Little guys do win, at least during a recovery. Small companies are often more nimble—with less burdensome balance sheets and lower fixed costs—than larger rivals, advantages that usually help them bounce back from slumps more quickly.
Since the market bottom last March, the Russell 2000, a benchmark for small U.S. stocks, returned 99%, topping the S&P 500's gain of 75%. Lord Abbett senior economist Milton Ezrati thinks the outperformance will persist: His research shows that in seven of the past 10 major recoveries, small caps have beaten large caps for at least three years.
DIGGING FOR DISCOUNTS
Small cap companies may not be the screaming deals they were a year ago. They're trading at about 25 times estimates for the current year's earnings, up from about 22 a year ago. At this level, they're fairly priced, according to T. Rowe Price Small-Cap Value (PRSVX) manager Preston Athey: "All measures are right in line with long-term norms, or even slightly cheaper."
And despite the rally, plenty of small companies are undervalued. For instance, nine stocks in Athey's portfolio trade at less than one times book value, while boasting a yield of 3% or more. These include Kite Realty Group Trust (KRG), a real estate investment trust whose share price is 78% below its June 2007 high; Gladstone Capital (GLAD), which invests in debt securities in small- and mid-sized companies and provides loans to private businesses; and transporter Overseas Shipholding Group (OSG), a 42 stock that sold above 90 in 2007. "That they pay a dividend tells you management has enough confidence in cash flow that they don't have to hoard every dollar that comes in," says Athey.
Such lesser known companies are not without risk. "Any one of them could have a problem," says Athey.
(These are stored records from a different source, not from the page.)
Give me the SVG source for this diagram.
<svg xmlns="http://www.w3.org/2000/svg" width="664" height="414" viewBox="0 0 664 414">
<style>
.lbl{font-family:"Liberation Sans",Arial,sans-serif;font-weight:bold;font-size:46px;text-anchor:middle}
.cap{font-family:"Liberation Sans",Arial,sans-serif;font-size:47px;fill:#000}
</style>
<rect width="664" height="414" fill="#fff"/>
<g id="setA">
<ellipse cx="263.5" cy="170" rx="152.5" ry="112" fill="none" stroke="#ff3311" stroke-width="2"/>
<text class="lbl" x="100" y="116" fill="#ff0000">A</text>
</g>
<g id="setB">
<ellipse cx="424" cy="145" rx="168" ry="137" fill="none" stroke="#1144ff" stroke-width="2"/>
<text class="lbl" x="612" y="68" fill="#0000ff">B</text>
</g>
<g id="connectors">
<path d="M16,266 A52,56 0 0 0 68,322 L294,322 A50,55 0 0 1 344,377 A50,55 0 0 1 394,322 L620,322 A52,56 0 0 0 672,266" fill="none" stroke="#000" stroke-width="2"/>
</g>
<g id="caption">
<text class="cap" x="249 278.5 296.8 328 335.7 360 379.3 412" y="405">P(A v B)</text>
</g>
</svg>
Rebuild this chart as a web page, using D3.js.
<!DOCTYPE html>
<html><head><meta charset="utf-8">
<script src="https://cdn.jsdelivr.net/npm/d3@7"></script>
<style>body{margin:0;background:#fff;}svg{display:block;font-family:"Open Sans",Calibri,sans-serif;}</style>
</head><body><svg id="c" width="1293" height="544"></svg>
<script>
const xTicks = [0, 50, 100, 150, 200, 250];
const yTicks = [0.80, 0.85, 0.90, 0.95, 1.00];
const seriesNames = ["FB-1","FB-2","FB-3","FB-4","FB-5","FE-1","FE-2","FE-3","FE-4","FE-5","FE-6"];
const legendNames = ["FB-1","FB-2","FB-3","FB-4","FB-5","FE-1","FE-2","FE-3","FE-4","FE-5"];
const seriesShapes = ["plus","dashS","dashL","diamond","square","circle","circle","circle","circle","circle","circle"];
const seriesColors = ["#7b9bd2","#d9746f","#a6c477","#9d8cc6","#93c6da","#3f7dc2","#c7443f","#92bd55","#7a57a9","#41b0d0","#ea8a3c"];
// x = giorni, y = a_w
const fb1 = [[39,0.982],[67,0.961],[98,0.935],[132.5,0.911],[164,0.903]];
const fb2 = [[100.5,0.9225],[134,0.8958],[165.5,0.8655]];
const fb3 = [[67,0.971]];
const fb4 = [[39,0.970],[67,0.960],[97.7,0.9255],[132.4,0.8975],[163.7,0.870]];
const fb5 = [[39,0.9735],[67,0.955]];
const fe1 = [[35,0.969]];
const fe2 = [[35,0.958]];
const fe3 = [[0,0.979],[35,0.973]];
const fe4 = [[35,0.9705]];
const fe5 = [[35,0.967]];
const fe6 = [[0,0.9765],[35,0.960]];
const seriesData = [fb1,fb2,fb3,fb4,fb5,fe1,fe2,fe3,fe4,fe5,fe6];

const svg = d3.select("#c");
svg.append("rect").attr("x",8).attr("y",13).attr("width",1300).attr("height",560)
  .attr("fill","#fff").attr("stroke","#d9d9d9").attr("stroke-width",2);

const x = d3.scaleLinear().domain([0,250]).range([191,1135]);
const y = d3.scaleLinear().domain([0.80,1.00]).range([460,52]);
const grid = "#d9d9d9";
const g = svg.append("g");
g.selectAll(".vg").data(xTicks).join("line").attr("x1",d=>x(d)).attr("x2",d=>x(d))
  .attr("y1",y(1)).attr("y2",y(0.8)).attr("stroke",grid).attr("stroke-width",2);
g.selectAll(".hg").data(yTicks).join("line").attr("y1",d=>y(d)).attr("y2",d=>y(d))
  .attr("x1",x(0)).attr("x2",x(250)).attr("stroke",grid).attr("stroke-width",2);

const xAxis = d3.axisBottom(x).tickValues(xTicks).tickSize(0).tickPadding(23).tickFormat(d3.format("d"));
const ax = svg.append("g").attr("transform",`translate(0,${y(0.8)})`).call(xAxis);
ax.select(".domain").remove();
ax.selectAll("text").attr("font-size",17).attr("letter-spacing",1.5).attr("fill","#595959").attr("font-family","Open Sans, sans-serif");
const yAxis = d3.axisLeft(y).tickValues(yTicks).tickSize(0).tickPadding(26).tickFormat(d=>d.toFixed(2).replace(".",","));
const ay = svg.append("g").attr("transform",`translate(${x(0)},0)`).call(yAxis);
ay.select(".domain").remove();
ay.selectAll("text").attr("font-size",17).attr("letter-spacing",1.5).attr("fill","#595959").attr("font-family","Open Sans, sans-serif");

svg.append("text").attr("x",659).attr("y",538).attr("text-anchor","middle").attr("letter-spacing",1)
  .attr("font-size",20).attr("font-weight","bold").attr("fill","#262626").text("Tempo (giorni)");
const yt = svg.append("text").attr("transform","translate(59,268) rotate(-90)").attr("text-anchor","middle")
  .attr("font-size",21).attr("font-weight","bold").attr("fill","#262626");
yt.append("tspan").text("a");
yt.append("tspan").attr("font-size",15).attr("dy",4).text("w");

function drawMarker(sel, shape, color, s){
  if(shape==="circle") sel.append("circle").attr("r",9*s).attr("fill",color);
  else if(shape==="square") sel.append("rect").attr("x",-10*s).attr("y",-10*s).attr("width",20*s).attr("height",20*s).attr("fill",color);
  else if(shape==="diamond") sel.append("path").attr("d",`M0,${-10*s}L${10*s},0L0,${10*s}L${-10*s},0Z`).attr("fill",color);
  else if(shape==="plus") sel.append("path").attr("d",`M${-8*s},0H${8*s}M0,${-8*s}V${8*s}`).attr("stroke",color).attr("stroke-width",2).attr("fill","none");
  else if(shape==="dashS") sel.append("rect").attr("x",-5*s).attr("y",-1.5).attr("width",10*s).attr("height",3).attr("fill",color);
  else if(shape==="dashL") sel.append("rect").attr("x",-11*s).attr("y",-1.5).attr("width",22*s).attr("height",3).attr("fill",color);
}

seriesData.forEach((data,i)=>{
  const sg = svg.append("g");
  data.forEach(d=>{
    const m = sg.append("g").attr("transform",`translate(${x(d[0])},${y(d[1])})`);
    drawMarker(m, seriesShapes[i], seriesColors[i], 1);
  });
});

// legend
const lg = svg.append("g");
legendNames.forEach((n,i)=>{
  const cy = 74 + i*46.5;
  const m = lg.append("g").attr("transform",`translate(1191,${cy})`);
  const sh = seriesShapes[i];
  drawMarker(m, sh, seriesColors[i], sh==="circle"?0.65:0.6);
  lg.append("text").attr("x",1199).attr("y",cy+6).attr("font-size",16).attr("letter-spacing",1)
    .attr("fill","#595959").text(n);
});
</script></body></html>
A sensible way to get in on the action is to buy a diversified fund.
The 1,700 companies in the Russell 2000 that Wall Street covers are about 10% undervalued, according to Bloomberg's consensus of analyst forecasts. Telecom and health-care companies could rise as much as 15% over the next 12 months, say the analysts, and shares of drug firm ARYx Therapeutics (ARYX) could climb from 1 to 6.50. Telecom General Communication (GNCMA) could see its stock, which trades at 6, rise to 10, they say.
The resurgence in mergers and acquisitions could give small caps a boost, says Jane White, a founding principal at Granahan Investment Management, a subadviser to Vanguard's Explorer Fund (VEXPX). White says they've just "started to have buyouts from our portfolio." In the second half of 2009, 39 members of the Russell 2000 were scooped up in mergers or acquisitions. That's more than double the rate in the first half of 2009, according to a study by Ernst & Young.
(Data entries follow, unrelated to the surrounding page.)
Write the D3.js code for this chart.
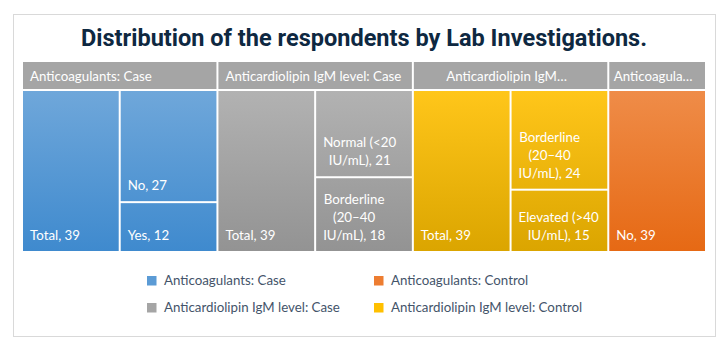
<!DOCTYPE html>
<html>
<head>
<meta charset="utf-8">
<script src="https://cdn.jsdelivr.net/npm/d3@7"></script>
<style>
  body { margin: 0; background: #fff; }
  text { font-family: Lato, "Open Sans", sans-serif; }
</style>
</head>
<body>
<div id="main"></div>
<script>
const ctx = {
    w: 728,
    h: 352,
    mapX: 23,
    mapY: 62,
    mapW: 682,
    mapH: 189,
    headerH: 29,
    lineH: 18,
    labelPad: 7,
    fontSize: 13.5,
};

// data
const GROUPS = ["Anticoagulants: Case", "Anticardiolipin IgM level: Case", "Anticardiolipin IgM level: Control", "Anticoagulants: Control"];
const GROUP_HEADERS = ["Anticoagulants: Case", "Anticardiolipin IgM level: Case", "Anticardiolipin IgM\u2026", "Anticoagula\u2026"];
const GROUP_COLORS = ["#5b9bd5", "#a5a5a5", "#ffc000", "#ed7d31"];
const LEAF_NAMES = [
    ["Total", "No", "Yes"],
    ["Total", "Normal (<20 IU/mL)", "Borderline (20\u201340 IU/mL)"],
    ["Total", "Borderline (20\u201340 IU/mL)", "Elevated (>40 IU/mL)"],
    ["No"]
];
const LEAF_VALUES = [
    [39, 27, 12],
    [39, 21, 18],
    [39, 24, 15],
    [39]
];
const LEGEND_ORDER = [0, 1, 3, 2];

function buildTree() {
    return {
        name: "root",
        children: GROUPS.map((g, i) => ({
            name: g, gi: i,
            children: LEAF_NAMES[i].map((n, j) => ({ name: n, gi: i, value: LEAF_VALUES[i][j] }))
        }))
    };
}

function wrapWords(textEl, str, maxW) {
    let words = str.split(" ");
    let lines = [];
    let cur = "";
    words.forEach(function (wd) {
        let test = cur ? cur + " " + wd : wd;
        textEl.text(test);
        if (textEl.node().getComputedTextLength() > maxW && cur) {
            lines.push(cur);
            cur = wd;
        } else {
            cur = test;
        }
    });
    lines.push(cur);
    return lines;
}

// pick a size so the label font is as wide as in the picture
function fitFontSize(svgEl) {
    let t = svgEl.append("text").style("font-size", "100px").text(GROUPS[0]);
    let w = t.node().getComputedTextLength();
    t.remove();
    ctx.fontSize = 100 * 122 / w;
}

function createViz() {
    let svgEl = d3.select("#main").append("svg")
        .attr("width", ctx.w)
        .attr("height", ctx.h);

    fitFontSize(svgEl);

    svgEl.append("rect")
        .attr("x", 13.5).attr("y", 14.5)
        .attr("width", 702).attr("height", 322)
        .attr("fill", "#fff")
        .attr("stroke", "#d9d9d9");

    svgEl.append("text")
        .attr("x", 364)
        .attr("y", 46)
        .attr("text-anchor", "middle")
        .attr("textLength", 566)
        .attr("lengthAdjust", "spacingAndGlyphs")
        .style("font-family", "Roboto, sans-serif")
        .style("font-weight", 700)
        .style("font-size", "23px")
        .attr("fill", "#0e2841")
        .text("Distribution of the respondents by Lab Investigations.");

    // gradients, lighter at top
    let defs = svgEl.append("defs");
    GROUP_COLORS.forEach(function (c, i) {
        let top = d3.hsl(c); top.l += 0.05;
        let bot = d3.hsl(c); bot.l -= 0.07;
        let grad = defs.append("linearGradient")
            .attr("id", "grad" + i)
            .attr("gradientUnits", "userSpaceOnUse")
            .attr("x1", 0).attr("x2", 0)
            .attr("y1", ctx.headerH)
            .attr("y2", ctx.mapH);
        grad.append("stop").attr("offset", "0%").attr("stop-color", top.formatHex());
        grad.append("stop").attr("offset", "100%").attr("stop-color", bot.formatHex());
    });

    let root = d3.hierarchy(buildTree()).sum((d) => d.value || 0);
    d3.treemap()
        .size([ctx.mapW, ctx.mapH])
        .tile(d3.treemapSquarify.ratio(1))
        .paddingInner(2)
        .paddingTop((d) => (d.depth === 1 ? ctx.headerH : 0))(root);

    let mapG = svgEl.append("g")
        .attr("transform", `translate(${ctx.mapX},${ctx.mapY})`);

    // group headers
    root.children.forEach(function (g) {
        let gi = g.data.gi;
        mapG.append("rect")
            .attr("x", g.x0).attr("y", g.y0)
            .attr("width", g.x1 - g.x0)
            .attr("height", ctx.headerH - 2)
            .attr("fill", "#a5a5a5");
        let t = mapG.append("text")
            .attr("y", g.y0 + 19)
            .attr("fill", "#fff")
            .style("font-size", ctx.fontSize + "px")
            .text(GROUP_HEADERS[gi]);
        if (GROUP_HEADERS[gi] !== GROUPS[gi]) {
            let tw = t.node().getComputedTextLength();
            t.attr("x", g.x0 + (g.x1 - g.x0 - tw) / 2 - 4);
        } else {
            t.attr("x", g.x0 + ctx.labelPad);
        }
    });

    // leaves
    root.leaves().forEach(function (d) {
        let gi = d.data.gi;
        mapG.append("rect")
            .attr("x", d.x0).attr("y", d.y0)
            .attr("width", d.x1 - d.x0)
            .attr("height", d.y1 - d.y0)
            .attr("fill", `url(#grad${gi})`);
        let label = `${d.data.name}, ${d.data.value}`;
        let t = mapG.append("text")
            .attr("fill", "#fff")
            .style("font-size", ctx.fontSize + "px");
        let lines = wrapWords(t, label, d.x1 - d.x0 - 10);
        let widths = lines.map(function (l) {
            t.text(l);
            return t.node().getComputedTextLength();
        });
        t.text(null);
        let blockW = d3.max(widths);
        let cx = d.x0 + ctx.labelPad + blockW / 2;
        let lastY = d.y1 - 11;
        t.attr("text-anchor", "middle");
        lines.forEach(function (l, k) {
            t.append("tspan")
                .attr("x", cx)
                .attr("y", lastY - (lines.length - 1 - k) * ctx.lineH)
                .text(l);
        });
    });

    // legend
    let legendG = svgEl.append("g").attr("id", "legend");
    LEGEND_ORDER.forEach(function (gi, k) {
        let col = Math.floor(k / 2), row = k % 2;
        let x = 147 + col * 227, y = 276 + row * 27;
        legendG.append("rect")
            .attr("x", x).attr("y", y)
            .attr("width", 9.5).attr("height", 9.5)
            .attr("fill", GROUP_COLORS[gi]);
        legendG.append("text")
            .attr("x", x + 17)
            .attr("y", y + 9)
            .attr("fill", "#44546a")
            .style("font-size", ctx.fontSize + "px")
            .text(GROUPS[gi]);
    });
}

createViz();
</script>
</body>
</html>
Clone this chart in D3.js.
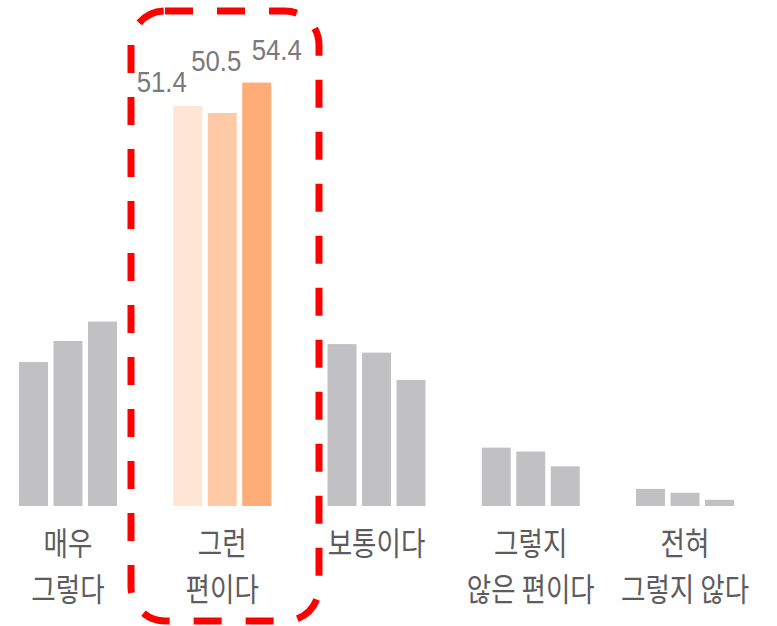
<!DOCTYPE html>
<html>
<head>
<meta charset="utf-8">
<script src="https://d3js.org/d3.v7.min.js"></script>
<style>
  html, body { margin: 0; padding: 0; background: #fff; }
  svg { display: block; }
</style>
</head>
<body>
<div id="chart"></div>
<script>
// categories (두 줄 라벨은 배열로)
const categories = ["매우 그렇다", "그런 편이다", "보통이다", "그렇지 않은 편이다", "전혀 그렇지 않다"];
const categoryLines = [["매우", "그렇다"], ["그런", "편이다"], ["보통이다"], ["그렇지", "않은 편이다"], ["전혀", "그렇지 않다"]];
const series = ["s1", "s2", "s3"];

// values per series, in category order
const s1 = [18.5, 51.4, 20.8, 7.5, 2.2];
const s2 = [21.2, 50.5, 19.7, 7.0, 1.7];
const s3 = [23.7, 54.4, 16.2, 5.1, 0.8];
const values = [s1, s2, s3];

const highlight = "그런 편이다";
const grayColors = ["#c1c1c3", "#c1c1c3", "#c1c1c3"];
const hiColors = ["#ffe5d5", "#ffcba6", "#ffad78"];
// shift of the value labels (dx from bar centre, dy from bar top)
const labelShift = [[-26, -14], [-6, -42], [20, -23]];

const width = 777, height = 626;

const svg = d3.select("#chart").append("svg")
  .attr("width", width).attr("height", height);

const x0 = d3.scaleBand().domain(categories).range([19, 734]).paddingInner(0.365);
const x1 = d3.scaleBand().domain(series).range([0, x0.bandwidth()]).paddingInner(0.16);
const y = d3.scaleLinear().domain([0, 60]).range([506, 39]);

const groups = svg.selectAll("g.grp")
  .data(categories)
  .join("g")
  .attr("class", "grp")
  .attr("transform", d => `translate(${x0(d)},0)`);

groups.selectAll("rect")
  .data((c, ci) => series.map((s, si) => ({ c, s, si, v: values[si][ci] })))
  .join("rect")
  .attr("x", d => x1(d.s))
  .attr("y", d => y(d.v))
  .attr("width", x1.bandwidth())
  .attr("height", d => y(0) - y(d.v))
  .attr("fill", d => d.c === highlight ? hiColors[d.si] : grayColors[d.si]);

// value labels only for the highlighted group
const hi = categories.indexOf(highlight);
svg.selectAll("text.val")
  .data(series.map((s, si) => ({ s, si, v: values[si][hi] })))
  .join("text")
  .attr("class", "val")
  .attr("transform", d => `translate(${x0(highlight) + x1(d.s) + x1.bandwidth() / 2 + labelShift[d.si][0]},${y(d.v) + labelShift[d.si][1]}) scale(0.86,1)`)
  .attr("text-anchor", "middle")
  .attr("font-family", "'Liberation Sans', Arial, sans-serif")
  .attr("font-size", 30)
  .attr("fill", "#7a7a7a")
  .text(d => d.v.toFixed(1));

// category labels
const lab = svg.selectAll("g.cat")
  .data(categories)
  .join("g")
  .attr("class", "cat")
  .attr("transform", d => `translate(${x0(d) + x0.bandwidth() / 2},555) scale(0.83,1)`);

lab.selectAll("text")
  .data((d, i) => categoryLines[i])
  .join("text")
  .attr("x", 0)
  .attr("y", (d, i) => i * 46)
  .attr("text-anchor", "middle")
  .attr("font-family", "'Noto Sans CJK KR', 'Noto Sans', sans-serif")
  .attr("font-size", 32)
  .attr("fill", "#5c5c5c")
  .text(d => d);

// red dashed highlight box
svg.append("rect")
  .attr("x", 131)
  .attr("y", 11)
  .attr("width", 188)
  .attr("height", 610)
  .attr("rx", 34)
  .attr("fill", "none")
  .attr("stroke", "#ff0000")
  .attr("stroke-width", 7)
  .attr("stroke-dasharray", "28 24");
</script>
</body>
</html>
Ultimately, a continued rally depends on investor enthusiasm. Ernst & Young reported that 32 initial public offerings joined the Russell 2000 in the last half of 2009, up from six a year earlier. That appetite for small companies could bode well. Only three stocks were delisted over the same period, compared with 11 a year earlier. Maria Pinelli, E&Y director of strategic growth markets for the Americas, said on Mar. 10: "The current numbers suggest that all boats are rising with the Russell tide."